If you wrote down every tool that you used in the last week, then month, then 2 months you will see what I mean.

The longer you do this type of work the more efficient you should become, and that doesn't mean carrying around every tool known to man.

There are many supply houses/lumber yards around here where a truck & trailer would not even be able to get into.
How do you know what tools you will need until you need them. I'm vastly more efficient with a loaded up trailer than without. Its impossible to know what your gonna need when when doing so many trades. But lets say you make kits for each trade and only take the kits you need. The issue you then have is when you do need a tool that's not in that kit your stuck and you also have to load and unload them kits each time you do another trade.
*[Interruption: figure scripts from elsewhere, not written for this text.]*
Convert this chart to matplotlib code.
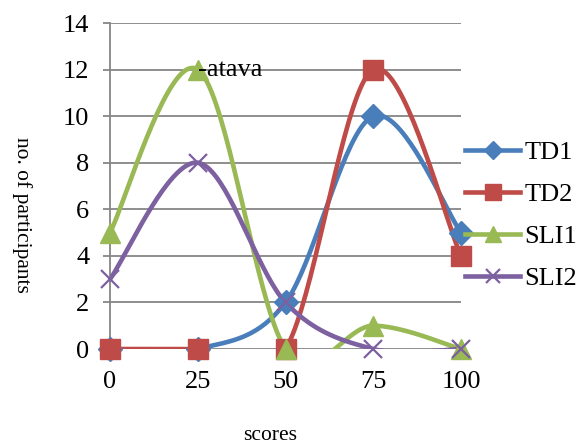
import numpy as np
import matplotlib

matplotlib.use("Agg")
import matplotlib.pyplot as plt
from matplotlib.lines import Line2D

scores = [0, 25, 50, 75, 100]
td1 = [0, 0, 2, 10, 5]
td2 = [0, 0, 0, 12, 4]
sli1 = [5, 12, 0, 1, 0]
sli2 = [3, 8, 2, 0, 0]

series = [
    ("TD1", td1, "#4A7EBB", "D", 12),
    ("TD2", td2, "#BE4B48", "s", 14.5),
    ("SLI1", sli1, "#98B954", "^", 14),
    ("SLI2", sli2, "#7D60A0", "x", 13),
]


def smooth(xs, ys, n=40):
    # Excel-style smoothed line: Catmull-Rom segments as cubic Bezier
    p = np.column_stack([xs, ys]).astype(float)
    p = np.vstack([p[0], p, p[-1]])
    t = np.linspace(0, 1, n)[:, None]
    out = []
    for i in range(1, len(p) - 2):
        p0, p1 = p[i], p[i + 1]
        c1 = p0 + (p[i + 1] - p[i - 1]) / 6
        c2 = p1 - (p[i + 2] - p[i]) / 6
        seg = ((1 - t) ** 3) * p0 + 3 * ((1 - t) ** 2) * t * c1 \
            + 3 * (1 - t) * t ** 2 * c2 + t ** 3 * p1
        out.append(seg)
    out = np.vstack(out)
    return out[:, 0], out[:, 1]


plt.rcParams["font.family"] = ["Liberation Serif", "DejaVu Serif"]

W, H = 582, 441
fig = plt.figure(figsize=(W / 100, H / 100), dpi=100)
ax = fig.add_axes([110 / W, 1 - 349 / H, 351 / W, 326 / H])

for name, ys, col, mk, ms in series:
    sx, sy = smooth(scores, ys)
    ax.plot(sx, sy, color=col, lw=3.3, solid_capstyle="round", zorder=3)
    if mk == "x":
        ax.plot(scores, ys, ls="none", marker=mk, ms=ms, mew=1.6,
                color=col, clip_on=False, zorder=4)
    else:
        ax.plot(scores, ys, ls="none", marker=mk, ms=ms, color=col,
                mec=col, clip_on=False, zorder=4)

ax.set_xlim(0, 100)
ax.set_ylim(0, 14)
ax.set_yticks(range(0, 15, 2))
ax.set_xticks(scores)
ax.grid(axis="y", color="#868686", lw=1.3, zorder=1)
ax.set_axisbelow(True)
for s in ["top", "right", "bottom"]:
    ax.spines[s].set_visible(False)
ax.spines["left"].set_color("#868686")
ax.spines["left"].set_linewidth(1.3)
ax.tick_params(axis="y", length=5, width=1.3, color="#868686", pad=10,
               labelsize=19)
ax.tick_params(axis="x", length=0, pad=16, labelsize=19)

ax.text(25, 12, "-atava", fontsize=19, ha="left", va="center", zorder=5)

fig.text(22 / W, 1 - 215 / H, "no. of participants", fontsize=15.5,
         rotation=270, ha="center", va="center")
fig.text(270 / W, 1.5 / H, "scores", fontsize=15.5, ha="center",
         va="baseline")

handles = [Line2D([], [], color=col, lw=3.3, marker=mk, ms=ms * 0.8,
                  mew=1.6 if mk == "x" else 1.0)
           for _, _, col, mk, ms in series]
labels = [s[0] for s in series]
fig.legend(handles, labels, loc="center left",
           bbox_to_anchor=(465 / W, 1 - 215.5 / H),
           frameon=False, fontsize=19, handlelength=2.1, handletextpad=0.15,
           labelspacing=0.7, borderaxespad=0, borderpad=0)

fig.savefig("out.png", dpi=100)
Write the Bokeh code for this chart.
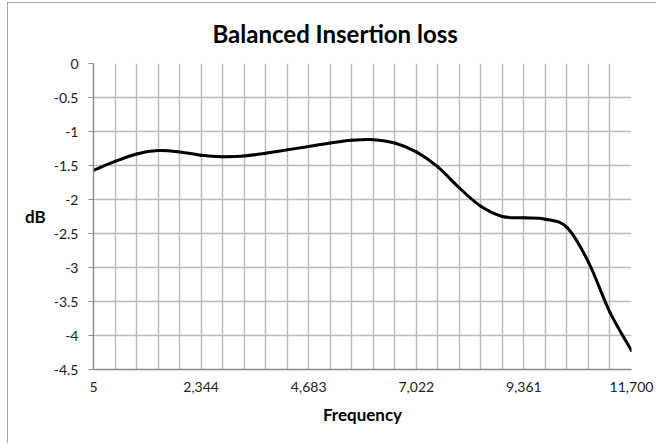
from bokeh.plotting import figure
from bokeh.models import FixedTicker, NumeralTickFormatter, Range1d
from bokeh.embed import file_html
from bokeh.resources import INLINE

# ---- data ----
frequency = [5, 472.8, 940.6, 1408.4, 1876.2, 2344, 2811.8, 3279.6, 3747.4, 4215.2,
             4683, 5150.8, 5618.6, 6086.4, 6554.2, 7022, 7489.8, 7957.6, 8425.4, 8893.2,
             9361, 9828.8, 10296.6, 10764.4, 11232.2, 11700]
insertion_loss_db = [-1.57, -1.44, -1.33, -1.28, -1.30, -1.35, -1.37, -1.36, -1.32, -1.27,
                     -1.22, -1.17, -1.13, -1.12, -1.17, -1.30, -1.52, -1.83, -2.10, -2.25,
                     -2.27, -2.29, -2.41, -2.92, -3.66, -4.22]
x_tick_labels = [5, 2344, 4683, 7022, 9361, 11700]
y_ticks = [0, -0.5, -1, -1.5, -2, -2.5, -3, -3.5, -4, -4.5]

FONT = "Lato"

p = figure(width=649, height=441, output_backend="svg", toolbar_location=None,
           x_range=Range1d(5, 11700), y_range=Range1d(-4.5, 0),
           min_border_left=86, min_border_right=25, min_border_top=61, min_border_bottom=74)
p.styles = {"outline": "1px solid #8a8a8a", "outline-offset": "-1px",
            "margin-left": "7px", "margin-top": "2px"}

p.title.text = "Balanced Insertion loss"
p.title.align = "left"
p.title.vertical_align = "top"
p.title.text_font = FONT
p.title.text_font_size = "24px"
p.title.text_font_style = "bold"
p.title.text_color = "black"
p.title.offset = 119
p.title.standoff = 27

p.outline_line_color = None
p.background_fill_color = "white"
p.border_fill_color = "white"

# grid
p.xgrid.ticker = FixedTicker(ticks=frequency)
p.ygrid.ticker = FixedTicker(ticks=y_ticks)
for g in (p.xgrid, p.ygrid):
    g.grid_line_color = "#bababa"
    g.grid_line_width = 1.4

# x axis
p.xaxis.ticker = FixedTicker(ticks=x_tick_labels)
p.xaxis.formatter = NumeralTickFormatter(format="0,0")
p.xaxis.major_tick_out = 0
p.xaxis.major_tick_in = 0
p.xaxis.minor_tick_out = 0
p.xaxis.minor_tick_in = 0
p.xaxis.axis_line_color = "#8a8a8a"
p.xaxis.axis_line_width = 1.4
p.xaxis.major_label_standoff = 12
p.xaxis.axis_label = "Frequency"
p.xaxis.axis_label_standoff = 9

# y axis
p.yaxis.ticker = FixedTicker(ticks=y_ticks)
p.yaxis.formatter = NumeralTickFormatter(format="0.[0]")
p.yaxis.major_tick_out = 5
p.yaxis.major_tick_in = 0
p.yaxis.minor_tick_out = 0
p.yaxis.minor_tick_in = 0
p.yaxis.major_tick_line_color = "#8a8a8a"
p.yaxis.axis_line_color = "#8a8a8a"
p.yaxis.axis_line_width = 1.4
p.yaxis.major_label_standoff = 10
p.yaxis.axis_label = "dB"
p.yaxis.axis_label_orientation = "horizontal"
p.yaxis.axis_label_standoff = 5

for ax in (p.xaxis, p.yaxis):
    ax.major_label_text_font = FONT
    ax.major_label_text_font_size = "14px"
    ax.major_label_text_color = "#222222"
    ax.axis_label_text_font = FONT
    ax.axis_label_text_font_size = "17px"
    ax.axis_label_text_font_style = "bold"
    ax.axis_label_text_color = "black"

# smoothed line (Bezier segments through the data points)
n = len(frequency)
x0, y0, x1, y1, cx0, cy0, cx1, cy1 = [], [], [], [], [], [], [], []
for i in range(n - 1):
    xp = frequency[max(i - 1, 0)]; yp = insertion_loss_db[max(i - 1, 0)]
    xa = frequency[i]; ya = insertion_loss_db[i]
    xb = frequency[i + 1]; yb = insertion_loss_db[i + 1]
    xn = frequency[min(i + 2, n - 1)]; yn = insertion_loss_db[min(i + 2, n - 1)]
    x0.append(xa); y0.append(ya); x1.append(xb); y1.append(yb)
    cx0.append(xa + (xb - xp) / 6); cy0.append(ya + (yb - yp) / 6)
    cx1.append(xb - (xn - xa) / 6); cy1.append(yb - (yn - ya) / 6)

p.bezier(x0=x0, y0=y0, x1=x1, y1=y1, cx0=cx0, cy0=cy0, cx1=cx1, cy1=cy1,
         line_color="black", line_width=3, line_cap="round")

open("out.html", "w").write(file_html(p, INLINE))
Last week I needed painting tools, drywall tools, wood working tools, plumbing tools, electrical tools and much much more in so specific order either.
 

·
stacker of sticks
Joined
·
8,502 Posts
I'm about 50% more efficient with the trailer. And the point of the trailer is to bring it and leave it at the job until it's done. No dragging anything back and forth.
 

·
Registered
Joined
·
1,789 Posts
Most tools are in my trailer except for the bigger ones (sewer rooter, tile saw & stand, etc.) and those I use infrequently. I also carry most frequently used supplies & consumables. I figure the time I save running to the supplier multiple times a day more than makes up for the cost of pulling it with me. Plus it makes me more efficient.

I used to work out of a van & loaded what I thought I needed each day. I often forgot too many things.

My trailer goes with me each day and comes home with me each night. It holds the equipment that I make my livelihood with. I'm not willing to leave it on a job out of my sight.